• **PROBLEM DETAILS**
Copy each line that holds "chart".

• **DATASET CONTENT**
========================
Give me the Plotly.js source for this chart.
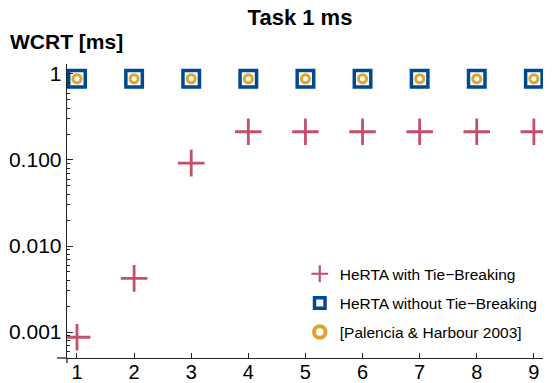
<!DOCTYPE html>
<html>
<head>
<meta charset="utf-8">
<script src="https://cdn.plot.ly/plotly-3.0.1.min.js"></script>
<style>html,body{margin:0;padding:0;background:#fff;}</style>
</head>
<body>
<div id="chart" style="width:557px;height:383px;"></div>
<script>
// Data
var tasks = [1, 2, 3, 4, 5, 6, 7, 8, 9];
var hertaTieBreaking = [0.00087, 0.0042, 0.092, 0.213, 0.213, 0.213, 0.213, 0.213, 0.213];
var hertaNoTieBreaking = [0.88, 0.88, 0.88, 0.88, 0.88, 0.88, 0.88, 0.88, 0.88];
var palencia2003 = [0.88, 0.88, 0.88, 0.88, 0.88, 0.88, 0.88, 0.88, 0.88];
var seriesNames = ["HeRTA with Tie\u2212Breaking", "HeRTA without Tie\u2212Breaking", "[Palencia & Harbour 2003]"];
var yTickVals = [0.001, 0.01, 0.1, 1];
var yTickText = ["0.001", "0.010", "0.100", "1"];
var xTickVals = [1, 2, 3, 4, 5, 6, 7, 8, 9];

var RED = "#C4506A", BLUE = "#004A8F", GOLD = "#DDA632";

var minorVals = [];
[0.0001, 0.001, 0.01, 0.1, 1].forEach(function (d) {
  for (var k = 2; k <= 9; k++) minorVals.push(d * k);
});

var traces = [
  { x: tasks, y: hertaNoTieBreaking, mode: "markers", type: "scatter", showlegend: false,
    marker: { symbol: "square-open", size: 16.5, color: BLUE, line: { width: 3.5, color: BLUE } } },
  { x: tasks, y: palencia2003, mode: "markers", type: "scatter", showlegend: false,
    marker: { symbol: "circle-open", size: 8, color: GOLD, line: { width: 3, color: GOLD } } },
  { x: tasks, y: hertaTieBreaking, mode: "markers", type: "scatter", showlegend: false,
    marker: { symbol: "cross-thin-open", size: 19, color: RED, line: { width: 2.8, color: RED } } },
  // legend entries
  { x: [null], y: [null], mode: "markers", type: "scatter", name: seriesNames[0], legendgroup: "a",
    marker: { symbol: "cross-thin-open", size: 12, color: RED, line: { width: 2.2, color: RED } } },
  { x: [null], y: [null], mode: "markers", type: "scatter", name: seriesNames[1], legendgroup: "b",
    marker: { symbol: "square-open", size: 10.5, color: BLUE, line: { width: 3.5, color: BLUE } } },
  { x: [null], y: [null], mode: "markers", type: "scatter", name: seriesNames[2], legendgroup: "c",
    marker: { symbol: "circle-open", size: 11.5, color: GOLD, line: { width: 4, color: GOLD } } }
];

var layout = {
  width: 557, height: 383,
  margin: { l: 67, r: 14, t: 64, b: 25, pad: 0 },
  paper_bgcolor: "#fff", plot_bgcolor: "#fff",
  font: { family: "Liberation Sans, Arial, sans-serif", color: "#000" },
  title: { text: "<b>Task 1 ms</b>", font: { size: 22, color: "#000" },
           xref: "container", x: 300 / 557, xanchor: "center",
           yref: "container", y: 0.975, yanchor: "top" },
  xaxis: {
    range: [0.825, 9.16], tickmode: "array", tickvals: xTickVals,
    ticks: "inside", ticklen: 5, tickwidth: 1, tickcolor: "#222",
    showline: true, linecolor: "#222", linewidth: 1.3,
    showgrid: false, zeroline: false, ticklabelstandoff: -4,
    tickfont: { size: 20, color: "#000" }
  },
  yaxis: {
    type: "log", range: [-3.302, 0.116], tickmode: "array",
    tickvals: yTickVals, ticktext: yTickText,
    ticks: "inside", ticklen: 6, tickwidth: 1, tickcolor: "#222",
    minor: { tickmode: "array", tickvals: minorVals, ticks: "inside", ticklen: 3, tickwidth: 1, tickcolor: "#222", showgrid: false },
    showline: true, linecolor: "#222", linewidth: 1.3,
    showgrid: false, zeroline: false,
    tickfont: { size: 21, color: "#000" }
  },
  legend: {
    x: 0.489, xanchor: "left", y: 0.343, yanchor: "top",
    font: { size: 15.5, color: "#000" }, bgcolor: "rgba(0,0,0,0)",
    tracegroupgap: 6, traceorder: "grouped"
  },
  annotations: [
    { text: "<b>WCRT [ms]</b>", xref: "paper", yref: "paper", x: (8 - 67) / 476, xanchor: "left",
      y: (358 - 42) / 294, yanchor: "middle", showarrow: false, font: { size: 21, color: "#000" } }
  ],
  shapes: [
    { type: "line", xref: "paper", yref: "paper", x0: -10 / 476, x1: 0, y0: 0, y1: 0, line: { color: "#222", width: 1.3 } },
    { type: "line", xref: "paper", yref: "paper", x0: 0, x1: 0, y0: 0, y1: -5 / 294, line: { color: "#222", width: 1.3 } }
  ]
};

Plotly.newPlot("chart", traces, layout, { displayModeBar: false, staticPlot: true });
</script>
</body>
</html>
========================
• **FINISHED EXERCISE**
Give me the Plotly.js source for this chart.
<div id="chart" style="width:557px;height:383px;"></div>
Plotly.newPlot("chart", traces, layout, { displayModeBar: false, staticPlot: true });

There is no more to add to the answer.